GIVEN PROBLEM. The listing below begins with the first line you should copy; stop after the line containing "import plotly.graph_objects as go", and drop every picture.
◆ ◆ ◆ ◆ ◆ ◆ ◆
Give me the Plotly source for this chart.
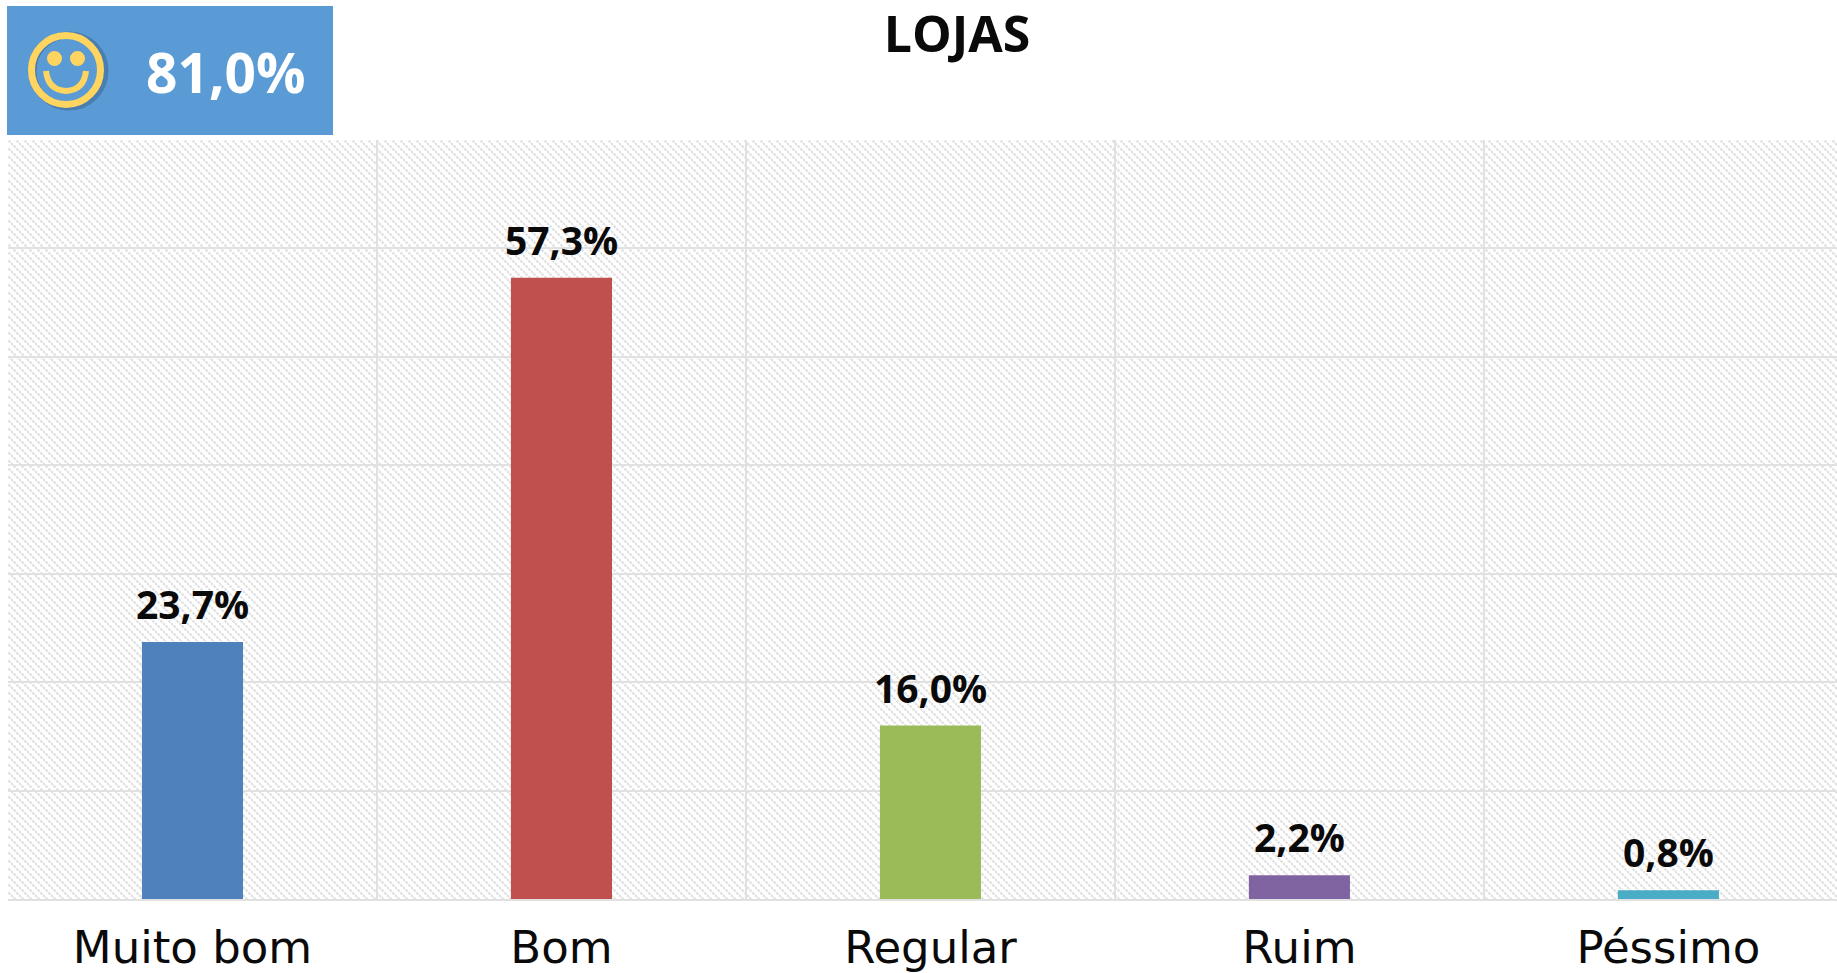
import base64
import plotly.graph_objects as go

categories = ["Muito bom", "Bom", "Regular", "Ruim", "Péssimo"]
values = [23.7, 57.3, 16.0, 2.2, 0.8]
colors = ["#4F81BD", "#C0504D", "#9BBB59", "#8064A2", "#4BACC6"]
labels = [f"{v:.1f}%".replace(".", ",") for v in values]
title_text = "LOJAS"
badge_text = "81,0%"

W, H = 1837, 973
L, T, B = 8, 140, 899


def px(x):
    return (x - L) / (W - L)


def py(y):
    return (B - y) / (B - T)


hatch = f"""<svg xmlns='http://www.w3.org/2000/svg' width='{W-L}' height='{B-T}' preserveAspectRatio='none'>
<defs><pattern id='h' width='8' height='8' patternUnits='userSpaceOnUse'>
<path d='M-2,-2 L10,10 M-2,6 L2,10 M6,-2 L10,2' stroke='#e0e0e0' stroke-width='2.2' stroke-dasharray='2.6 1'/>
</pattern></defs><rect width='100%' height='100%' fill='url(#h)'/></svg>"""
hatch_uri = "data:image/svg+xml;base64," + base64.b64encode(hatch.encode()).decode()

fig = go.Figure(
    go.Bar(
        x=categories,
        y=values,
        width=0.274,
        marker=dict(color=colors, line=dict(width=0)),
        hoverinfo="skip",
    )
)

YEL = "#FFD45F"
shapes = [
    dict(type="rect", xref="paper", yref="paper", x0=px(7), x1=px(333), y0=py(135), y1=py(6),
         fillcolor="#5B9BD5", line=dict(width=0), layer="above"),
    dict(type="circle", xref="paper", yref="paper", x0=px(33), x1=px(105), y0=py(107), y1=py(35),
         fillcolor="rgba(0,0,0,0)", line=dict(color="rgba(50,80,120,0.4)", width=7), layer="above"),
    dict(type="circle", xref="paper", yref="paper", x0=px(31.5), x1=px(100.5), y0=py(104.5), y1=py(35.5),
         fillcolor="rgba(0,0,0,0)", line=dict(color=YEL, width=7), layer="above"),
    dict(type="circle", xref="paper", yref="paper", x0=px(47), x1=px(62), y0=py(66), y1=py(51),
         fillcolor=YEL, line=dict(width=0), layer="above"),
    dict(type="circle", xref="paper", yref="paper", x0=px(70), x1=px(85), y0=py(66), y1=py(51),
         fillcolor=YEL, line=dict(width=0), layer="above"),
    dict(type="path", xref="paper", yref="paper",
         path=f"M {px(46)} {py(71)} Q {px(48)} {py(90)} {px(66)} {py(91)} Q {px(84)} {py(90)} {px(86)} {py(71)}",
         fillcolor="rgba(0,0,0,0)", line=dict(color=YEL, width=6), layer="above"),
]

annotations = [
    dict(text=badge_text, xref="paper", yref="paper", x=px(226), y=py(72), xanchor="center",
         yanchor="middle", showarrow=False,
         font=dict(family="Open Sans", size=55, color="white", weight=700))
]
for c, v, t in zip(categories, values, labels):
    annotations.append(
        dict(text=t, x=c, y=v, xref="x", yref="y", xanchor="center", yanchor="bottom",
             yshift=10, showarrow=False,
             font=dict(family="Open Sans", size=39, color="#0a0a0a", weight=700))
    )

fig.update_layout(
    width=W,
    height=H,
    autosize=False,
    margin=dict(l=L, r=0, t=T, b=H - B, pad=0, autoexpand=False),
    paper_bgcolor="white",
    plot_bgcolor="rgba(0,0,0,0)",
    showlegend=False,
    title=dict(
        text=title_text,
        x=957 / W,
        xanchor="center",
        xref="container",
        y=1 - 34 / H,
        yanchor="middle",
        yref="container",
        font=dict(family="Open Sans", size=50, color="#0a0a0a", weight=700),
    ),
    images=[
        dict(source=hatch_uri, xref="paper", yref="paper", x=0, y=1, sizex=1, sizey=1,
             sizing="stretch", xanchor="left", yanchor="top", layer="below")
    ],
    shapes=shapes,
    annotations=annotations,
    xaxis=dict(
        type="category",
        categoryorder="array",
        categoryarray=categories,
        range=[-0.5, 4.457],
        tickson="boundaries",
        showgrid=True,
        gridcolor="#e1e1e1",
        gridwidth=1.5,
        ticks="",
        ticklabelstandoff=8,
        automargin=False,
        showline=True,
        linecolor="#e1e1e1",
        linewidth=1.5,
        tickfont=dict(family="DejaVu Sans", size=45, color="#0a0a0a"),
        fixedrange=True,
    ),
    yaxis=dict(
        range=[0, 70],
        dtick=10,
        showticklabels=False,
        showgrid=True,
        gridcolor="#e1e1e1",
        gridwidth=1.5,
        zeroline=False,
        automargin=False,
        fixedrange=True,
    ),
)
fig.write_html(
    "out.html",
    config={"displayModeBar": False},
    post_script="document.body.style.margin='0';document.documentElement.style.overflow='hidden';",
)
◆ ◆ ◆ ◆ ◆ ◆ ◆
COMPLETE RESPONSE.
Give me the Plotly source for this chart.
import base64
import plotly.graph_objects as go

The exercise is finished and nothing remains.